Beyond the excellent shopping cart functions, Magento also offers subscriber and CRM email functionality together with high levels of integrated data encryption and other security measures.
eCommerce CMS development almost always requires customisation. With Magento, however, the large and active community of developers have already created, and made available, almost any additional feature you can imagine. With the price of these additions ranging from free to just a few dollars, the Magento eCommerce CMS is a very attractive and well-supported development option. When a problem does arise, and it’s rare that one won’t at some point, the Zend Framework at Magento’s core makes finding and correcting code issues easy.
Magento is a terrific CMS option, both in terms of standard functionality and sourcing additional features, and should be considered as a potential solution by any business seeking a world-class CMS.















4 Comments
17th August 2010
I agree Magento is an awesome platform, however all those features tend to give the software a lot of bloat. Even with full page caching and separating the database / web server layers it still performs terribly under heavy load.
This issue seems to be well known in the community as well.. Do you know if there is any difference between the community and enterprise edition in this regard? Any tips on Magento configuration?
17th August 2010
Good read Jimmy, from a front end dev point of view what’s it like to skin? For less complex (or smaller budget options) there’s also the wordpress e-commerce plugin – http://www.instinct.co.nz/e-commerce/
18th August 2010
Unfortunately you’re right Craig, Magento can perform poorly. However, I’d still choose a stable, well supported, feature-rich platform over a skinny alternative that will inevitably require hacks or upgrades – especially given processing power and memory is so affordable these days.
If you/your client are after an “enterprise grade” solution, Zend Server will surely help with the bloat. Zend Server’s full page caching (as opposed to Zend Framework/Magento full page caching) is a godsend. You can set up URLs that are cached and served without even hitting the PHP Stack – effectively a built-in reverse proxy. I haven’t tried this with Magento yet, but they are in cahoots, so I’d hope the Magento session management supports this feature.
For the “less enterprise” solution, we’ve had great results using XCache. I’d like to paste in a impressive chart of CPU levels halving, but that wasn’t really the case; the sites in question are noticeably more responsive though, and no more 3am SMS alerts.

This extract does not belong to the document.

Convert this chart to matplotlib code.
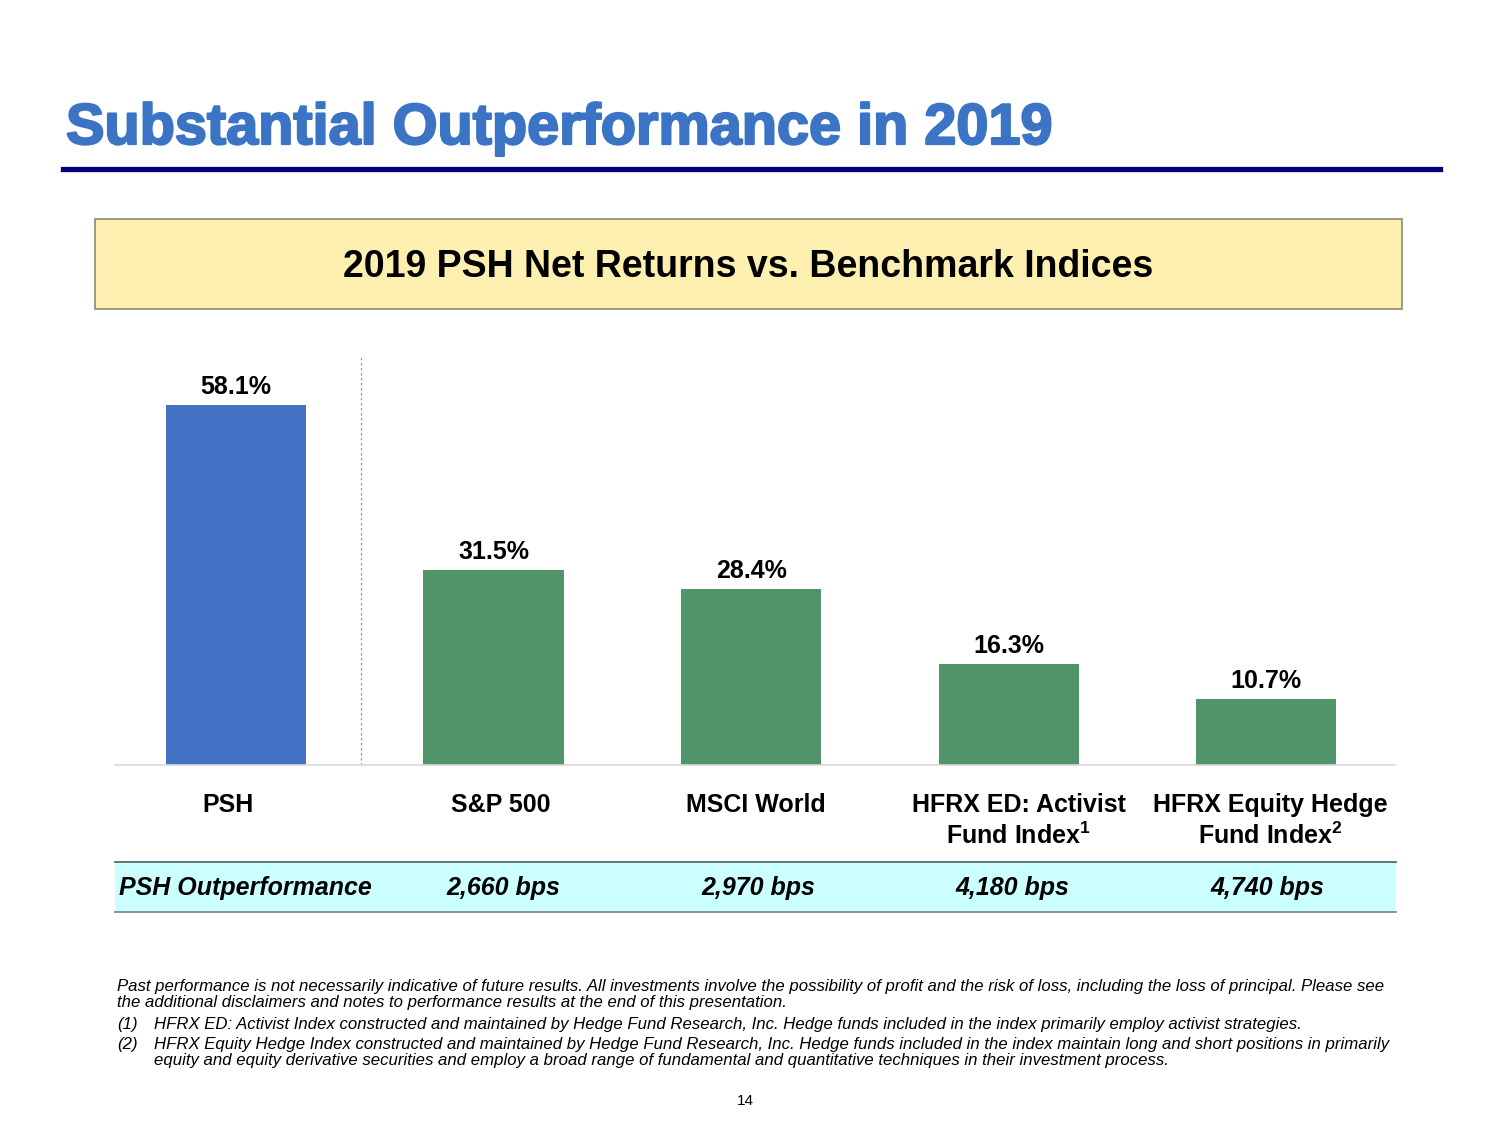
import matplotlib
matplotlib.use("Agg")
import matplotlib.pyplot as plt
import matplotlib.patheffects as pe
from matplotlib.patches import Rectangle
from matplotlib.lines import Line2D
from matplotlib.transforms import ScaledTranslation

plt.rcParams['font.family'] = ['Liberation Sans', 'DejaVu Sans']
plt.rcParams['mathtext.fontset'] = 'custom'
plt.rcParams['mathtext.rm'] = 'Liberation Sans'
plt.rcParams['mathtext.bf'] = 'Liberation Sans:bold'

# Dados do grafico
categorias = ["PSH", "S&P 500", "MSCI World",
              "HFRX ED: Activist\nFund Index$^{\\mathbf{1}}$",
              "HFRX Equity Hedge\nFund Index$^{\\mathbf{2}}$"]
retornos = [58.1, 31.5, 28.4, 16.3, 10.7]
cores = ["#4472C4", "#52946A", "#52946A", "#52946A", "#52946A"]
outperformance = ["2,660 bps", "2,970 bps", "4,180 bps", "4,740 bps"]

W, H = 1500, 1125
fig = plt.figure(figsize=(15, 11.25), dpi=100)


def fx(x):
    return x / W


def fy(y):
    return 1 - y / H


# Titulo e linha
fig.text(fx(66), fy(129), "Substantial Outperformance in 2019", fontsize=41.5,
         fontweight='bold', color="#3B73C5", va='center', ha='left',
         path_effects=[pe.withStroke(linewidth=1.6, foreground="#3B73C5")])
fig.add_artist(Line2D([fx(63), fx(1440)], [fy(169), fy(169)], color="#000080", lw=3.8))

# Caixa amarela
fig.add_artist(Rectangle((fx(95), fy(309)), fx(1402) - fx(95), fy(219) - fy(309),
                         facecolor="#FDEFB0", edgecolor="#8C8C70", lw=1.2))
fig.text(fx(748), fy(267), "2019 PSH Net Returns vs. Benchmark Indices", fontsize=27,
         fontweight='bold', ha='center', va='center')

# Grafico de barras
ax = fig.add_axes([fx(115), fy(765), fx(1395) - fx(115), fy(355) - fy(765)])
x = range(len(retornos))
barras = ax.bar(x, retornos, width=0.545, color=cores)
for xi, v in zip(x, retornos):
    ax.text(xi, v + 1.0, f"{v:.1f}%", ha='center', va='bottom', fontsize=18, fontweight='bold')
ax.set_xlim(-0.47, 4.50)
ax.set_ylim(0, 66.2)
ax.axvline(0.485, color="#999999", lw=0.9, ls=(0, (2, 2)))
for s in ["top", "right", "left"]:
    ax.spines[s].set_visible(False)
ax.spines["bottom"].set_color("#D9D9D9")
ax.spines["bottom"].set_linewidth(1.2)
ax.set_yticks([])
ax.set_xticks(list(x))
ax.set_xticklabels(categorias, fontsize=18, fontweight='bold', linespacing=1.25, va='top')
ax.tick_params(axis='x', length=0, pad=20)
# pequenos deslocamentos dos rotulos como na tabela original
for lbl, dx in zip(ax.get_xticklabels(), [-8, 7, 5, 10, 4]):
    lbl.set_transform(lbl.get_transform() + ScaledTranslation(dx / 100, 0, fig.dpi_scale_trans))

# Linha da tabela
fig.add_artist(Rectangle((fx(115), fy(912)), fx(1396) - fx(115), fy(862) - fy(912),
                         facecolor="#CCFFFF", edgecolor='none'))
fig.add_artist(Line2D([fx(115), fx(1396)], [fy(862), fy(862)], color="#4F6B6B", lw=1.3))
fig.add_artist(Line2D([fx(115), fx(1396)], [fy(912), fy(912)], color="#7F8F8F", lw=1.3))
fig.text(fx(119), fy(888), "PSH Outperformance", fontsize=18, fontweight='bold',
         style='italic', ha='left', va='center')
for xi, txt in zip([503, 758, 1012, 1267], outperformance):
    fig.text(fx(xi), fy(888), txt, fontsize=18, fontweight='bold', style='italic',
             ha='center', va='center')

# Notas de rodape
fs = 12.05
nota = ("Past performance is not necessarily indicative of future results. All investments involve the "
        "possibility of profit and the risk of loss, including the loss of principal. Please see\n"
        "the additional disclaimers and notes to performance results at the end of this presentation.")
fig.text(fx(117), fy(987), nota.split("\n")[0], fontsize=fs, style='italic', ha='left', va='center')
fig.text(fx(117), fy(1003), nota.split("\n")[1], fontsize=fs, style='italic', ha='left', va='center')
fig.text(fx(117), fy(1024), "(1)", fontsize=fs, style='italic', ha='left', va='center')
fig.text(fx(154), fy(1024), "HFRX ED: Activist Index constructed and maintained by Hedge Fund Research, "
         "Inc. Hedge funds included in the index primarily employ activist strategies.",
         fontsize=fs, style='italic', ha='left', va='center')
fig.text(fx(117), fy(1044), "(2)", fontsize=fs, style='italic', ha='left', va='center')
fig.text(fx(154), fy(1044), "HFRX Equity Hedge Index constructed and maintained by Hedge Fund Research, "
         "Inc. Hedge funds included in the index maintain long and short positions in primarily",
         fontsize=fs, style='italic', ha='left', va='center')
fig.text(fx(154), fy(1060), "equity and equity derivative securities and employ a broad range of "
         "fundamental and quantitative techniques in their investment process.",
         fontsize=fs, style='italic', ha='left', va='center')
fig.text(fx(745), fy(1101), "14", fontsize=11, ha='center', va='center')

fig.savefig("out.png", dpi=100)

You could also look for Magento optimised hosting partners and make it their problem.
As for enterprise vs community edition, I assume the enterprise version would have even more bloat given the extra feature set. Also, it would be pretty cruel if Magento only optimised the enterprise version.
A couple of tips from my experience:
- Make sure your servers have multi-core CPUs
- Set all Index Management to Manual Update, not Update On Save
- Convince yourself you can’t live without Zend Server.
18th August 2010
Hey Aonghus (How are ya…?)
For your first Magento skinning experience, double your budget and expect pain… or hire a professional (IE
). You can’t really get away with good design, HTML and CSS skills. You also need a solid understanding of OOD, XML, Zend Framework, Magento and a astrophysics degree. Once you’ve launched a couple of sites though, you can start to see that there are real benefits to the Magento skinning setup. You can always just purchase and hack at a existing template though. I don’t think our design team would allow that option, thankfully.